A convincing song usually needs more than good sound.

It needs shape.

That shape can come from contrast between sections, controlled repetition, tension and release, dynamic changes, or a feeling that the music is earning its next move. Human composers often think about these things on purpose, even if only intuitively.

AI systems can struggle here because long-form structure means keeping track of more than the recent moment. The model has to avoid forgetting the larger arc while still handling the local details.

That is difficult in music because music contains structure at many levels at once, from tiny sound details to the arrangement of the whole piece.

Why repetition is not always a mistake

It is important to be fair here. Repetition is part of music.

Some genres are built around hypnotic looping. Some electronic, ambient, dance, and minimal styles deliberately use repetition as a feature, not a flaw.

So the real issue is not whether something repeats at all.
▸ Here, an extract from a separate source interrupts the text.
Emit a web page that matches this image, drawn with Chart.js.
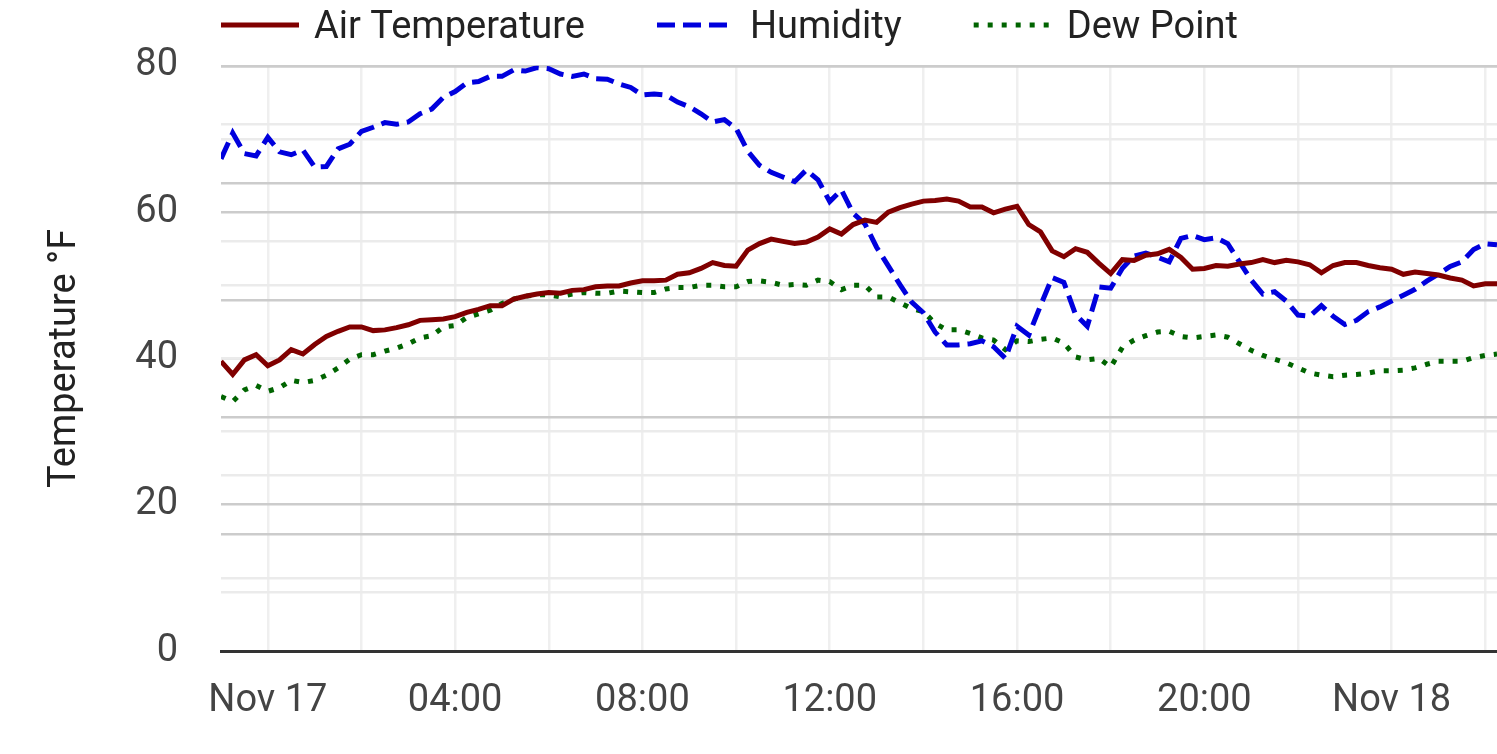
<!DOCTYPE html>
<html>
<head>
<meta charset="utf-8">
<script src="https://cdn.jsdelivr.net/npm/chart.js@4"></script>
<style>
  html, body { margin: 0; padding: 0; background: #fff; }
  #wrap { width: 1497px; height: 754px; position: relative; }
</style>
</head>
<body>
<div id="wrap"><canvas id="weatherChart"></canvas></div>
<script>
// ---- data : one reading every 15 min, starting Nov 16 23:00 ----
const startHour = -1;      // hours relative to Nov 17 00:00
const stepHours = 0.25;

const airTemp = [
  39.6, 37.8, 39.8, 40.5, 39.0, 39.8, 41.2, 40.6, 41.9, 43.0,
  43.7, 44.3, 44.3, 43.8, 43.9, 44.2, 44.6, 45.2, 45.3, 45.4,
  45.7, 46.3, 46.7, 47.2, 47.2, 48.1, 48.5, 48.8, 49.0, 48.9,
  49.3, 49.4, 49.8, 49.9, 49.9, 50.3, 50.6, 50.6, 50.7, 51.5,
  51.7, 52.3, 53.1, 52.7, 52.6, 54.8, 55.7, 56.3, 56.0, 55.7,
  55.9, 56.6, 57.7, 57.0, 58.3, 58.9, 58.6, 60.0, 60.6, 61.1,
  61.5, 61.6, 61.8, 61.5, 60.7, 60.7, 59.9, 60.4, 60.8, 58.3,
  57.3, 54.7, 53.9, 55.0, 54.5, 53.0, 51.6, 53.5, 53.4, 54.1,
  54.3, 54.9, 53.8, 52.2, 52.3, 52.7, 52.6, 52.9, 53.1, 53.5,
  53.1, 53.4, 53.2, 52.8, 51.7, 52.7, 53.1, 53.1, 52.7, 52.4,
  52.2, 51.5, 51.8, 51.6, 51.4, 51.0, 50.7, 49.9, 50.2, 50.2
];

const humidity = [
  84.1, 88.5, 85.0, 84.6, 87.8, 85.3, 84.8, 85.6, 82.7, 82.8,
  85.8, 86.6, 88.8, 89.5, 90.3, 90.0, 90.4, 91.8, 92.6, 94.6,
  95.6, 97.1, 97.3, 98.2, 98.2, 99.3, 99.1, 99.7, 99.5, 98.6,
  98.2, 98.6, 97.8, 97.7, 96.9, 96.3, 95.0, 95.2, 95.0, 93.8,
  93.0, 91.8, 90.4, 90.8, 89.3, 85.4, 83.0, 81.8, 81.0, 80.2,
  82.2, 80.5, 76.8, 78.8, 74.8, 73.0, 69.0, 65.8, 62.6, 59.6,
  57.8, 54.5, 52.3, 52.3, 52.5, 53.0, 52.0, 50.0, 55.5, 54.0,
  59.0, 63.8, 63.0, 57.5, 55.5, 62.2, 62.0, 65.4, 67.5, 68.0,
  67.3, 66.5, 70.5, 71.0, 70.3, 70.6, 69.6, 66.5, 63.4, 61.0,
  61.4, 59.8, 57.4, 57.2, 59.0, 57.2, 55.8, 56.5, 58.0, 58.8,
  59.8, 60.8, 61.8, 63.2, 64.4, 65.7, 66.5, 68.6, 69.6, 69.4
];

const dewPoint = [
  34.8, 34.1, 35.7, 36.3, 35.5, 36.0, 37.0, 36.7, 37.0, 37.7,
  38.7, 39.9, 40.5, 40.5, 41.0, 41.4, 42.0, 42.8, 43.1, 44.3,
  44.5, 45.6, 46.1, 46.6, 47.5, 48.1, 48.5, 48.7, 48.7, 48.4,
  48.8, 49.0, 48.9, 48.9, 49.2, 49.1, 49.0, 49.0, 49.5, 49.7,
  49.7, 50.0, 50.0, 49.8, 49.8, 50.5, 50.6, 50.4, 50.0, 50.1,
  50.0, 50.7, 50.5, 49.4, 50.0, 50.0, 48.4, 48.4, 47.6, 46.8,
  46.4, 44.8, 43.9, 43.9, 43.4, 42.8, 42.5, 41.2, 42.4, 42.3,
  42.6, 42.8, 42.1, 40.2, 39.8, 40.0, 38.8, 41.5, 42.5, 43.1,
  43.6, 43.7, 43.0, 42.8, 43.0, 43.2, 42.9, 42.0, 41.1, 40.4,
  39.9, 39.4, 38.7, 38.0, 37.7, 37.5, 37.7, 37.8, 38.0, 38.3,
  38.3, 38.4, 38.7, 39.2, 39.6, 39.6, 39.6, 40.1, 40.4, 40.6
];

// x tick labels (hours since Nov 17 00:00)
const tickHours  = [0, 4, 8, 12, 16, 20, 24];
const tickLabels = ['Nov 17', '04:00', '08:00', '12:00', '16:00', '20:00', 'Nov 18'];
// vertical grid every 2 hours
const gridHours  = [0, 2, 4, 6, 8, 10, 12, 14, 16, 18, 20, 22, 24, 26];

const hours = airTemp.map((_, i) => startHour + i * stepHours);

const FONT = 'Roboto, "Noto Sans", sans-serif';

// ---- legend drawn on top, starting at the chart area left ----
const topLegend = {
    id: 'topLegend',
    afterDraw(chart) {
        const ctx = chart.ctx;
        let x = chart.chartArea.left;
        const y = 25;
        ctx.save();
        ctx.font = '38px ' + FONT;
        ctx.textBaseline = 'middle';
        chart.data.datasets.forEach(ds => {
            ctx.beginPath();
            ctx.setLineDash(ds.borderDash || []);
            ctx.lineWidth = ds.borderWidth;
            ctx.strokeStyle = ds.borderColor;
            ctx.moveTo(x, y);
            ctx.lineTo(x + 78, y);
            ctx.stroke();
            ctx.setLineDash([]);
            ctx.fillStyle = '#222';
            ctx.fillText(ds.label, x + 93, y + 3);
            x += 93 + ctx.measureText(ds.label).width + 72;
        });
        ctx.restore();
    }
};

const gridCol = (step) => (c) => (c.tick.value % step === 0 ? '#cccccc' : '#ebebeb');

new Chart(document.getElementById('weatherChart').getContext('2d'), {
    type: 'line',
    data: {
        labels: hours,
        datasets: [
            {
                label: 'Air Temperature',
                data: airTemp,
                yAxisID: 'y',
                borderColor: '#800000',
                borderWidth: 5,
                pointRadius: 0,
                tension: 0
            },
            {
                label: 'Humidity',
                data: humidity,
                yAxisID: 'y1',
                borderColor: '#0000dd',
                borderWidth: 5,
                borderDash: [18, 8],
                pointRadius: 0,
                tension: 0
            },
            {
                label: 'Dew Point',
                data: dewPoint,
                yAxisID: 'y',
                borderColor: '#006400',
                borderWidth: 5,
                borderDash: [5, 9],
                pointRadius: 0,
                tension: 0
            }
        ]
    },
    options: {
        responsive: true,
        maintainAspectRatio: false,
        animation: false,
        devicePixelRatio: 1,
        layout: { padding: { top: 60, left: 0, right: 0, bottom: 0 } },
        plugins: { legend: { display: false }, tooltip: { enabled: false } },
        scales: {
            x: {
                type: 'linear',
                min: -1,
                max: 26.25,
                afterBuildTicks: s => { s.ticks = gridHours.map(v => ({ value: v })); },
                afterFit: s => { s.height = 103; s.paddingLeft = 0; s.paddingRight = 0; },
                border: { display: true, color: '#333', width: 3 },
                grid: { drawTicks: false, lineWidth: 2.5, color: '#efefef' },
                ticks: {
                    autoSkip: false,
                    maxRotation: 0,
                    padding: 28,
                    color: '#444',
                    font: { family: FONT, size: 38 },
                    callback: v => {
                        const i = tickHours.indexOf(v);
                        return i >= 0 ? tickLabels[i] : '';
                    }
                }
            },
            y: {
                position: 'left',
                min: 0,
                max: 80,
                afterFit: s => { s.width = 221; },
                border: { display: false },
                grid: { drawTicks: false, lineWidth: 2.5, color: gridCol(20) },
                ticks: {
                    stepSize: 10,
                    padding: 43,
                    color: '#444',
                    font: { family: FONT, size: 38 },
                    callback: v => (v % 20 === 0 ? v : '')
                },
                title: {
                    display: true,
                    text: 'Temperature °F',
                    color: '#222',
                    font: { family: FONT, size: 38 },
                    padding: { top: 43, bottom: 0 }
                }
            },
            y1: {
                position: 'right',
                min: 0,
                max: 100,
                afterFit: s => { s.width = 0; s.paddingTop = 0; s.paddingBottom = 0; },
                border: { display: false },
                grid: { drawTicks: false, lineWidth: 2.5, color: gridCol(20) },
                ticks: { display: false, stepSize: 10 }
            }
        }
    },
    plugins: [topLegend]
});
</script>
</body>
</html>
The issue is whether the repetition feels intentional and musically rewarding, or whether it feels like the system ran out of ideas.

Good repetition creates identity. Weak repetition creates stagnation.

Why prompts do not fully solve this

You might think a detailed prompt would fix the problem.

Sometimes it helps. A good prompt can point the system toward a mood, genre, energy level, or instrumentation choice. That can improve the starting direction.

But a prompt does not automatically create deep structure across time.

The model may know the kind of music you want, yet still struggle to build a satisfying arc inside that style. So even with a good prompt, it may fall back into safe repeating patterns if the larger generation remains hard to control.

This also connects with prompt engineering. Prompts can guide the output, but they do not guarantee rich development over time.

Why AI often feels stronger at texture than composition

This is one of the clearest patterns in AI music right now.

Many systems are surprisingly good at producing a convincing surface.

  • the sound can feel polished
  • the beat can feel stable
  • the mood can feel believable
  • the first section can sound professionally styled

But composition is more than surface. It includes pacing, contrast, restraint, timing, and knowing when to repeat something and when to leave it behind.

That is where loop-like behavior becomes more visible.

Why this matters for ordinary listeners

Once you understand this, AI music becomes easier to hear clearly.

You stop asking only, “Does this sound good right now?” and start asking, “Is this actually going somewhere?”

That is a better question.

It helps explain why AI music can feel exciting for a short clip, why full songs are harder, and why repetition is one of the most common weaknesses in generated audio.

It also makes the technology more interesting. The problem is not just making sound. The problem is making time feel meaningful.

The takeaway

AI music can get stuck in a loop because continuing a familiar musical pattern is often easier than building a larger song structure with real variation and direction.

Takeaway: when AI music starts repeating itself, you are often hearing the gap between local continuation and real long-range musical design.